In the opening round Gardiner chased Robinson around the ring seeking an opportunity to land heavy punches. Robinson was quick enough to move away from trouble, though in doing so he was not able to fire back at Gardiner and slow his attack. Near the end of the round Gardiner was able to tag Robinson with a couple of good shots which slowed his movement a bit. Robinson had a better second round as even though he moved around the ring, he was able to square up on occasion and fire a long jab at Gardiner. As the round drew to a close, Robinson coupled the jab with a right, and those combinations kept Gardiner from jumping in close.

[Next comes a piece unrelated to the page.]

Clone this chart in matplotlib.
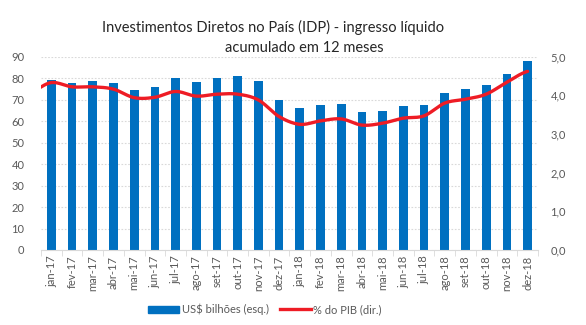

Finding success in the combination, Robinson made that his weapon of choice in the third round. Gardiner did jump in to close the distance, and when he did, he threw heavy handed punches, but too many of them were off line misses. By the fourth round Robinson had settled in to a rhythm and in that he was able to throw punches and move out of Gardiner’s reach. Gardiner did his best to chase him down, but he could not connect like he had in the opening round.

After four rounds, one judge scored the fight even at 38, the other two scored it 39-37 in favor of Robinson who would claim the majority decision win.


After an impressive amateur career, Canadian Adam Querido made his professional debut against Washingtonian Mickey White. This fight, like a few others on the night, would be a match of differing styles. Querido would use his height advantage and his jab while White would rely on his size and heavy hands from the outside.

At the opening of the fight, as often is the case with heavyweights, the two men circled the ring, sizing each other up and looking for an opportunity to fire on the other. It was Querido that launched the first salvo, a quick and straight left jab that briefly touched White’s chin. White lumbered out of reach as he looked to land his wide looping right hand, loaded with power. White did a bit more boxing in the second round, but he had no defense for Querido’s jab. Time and again Querido was able to land his left, and it most often landed on White’s nose. By the end of the round, White’s nose was bloodied and his pace had slowed.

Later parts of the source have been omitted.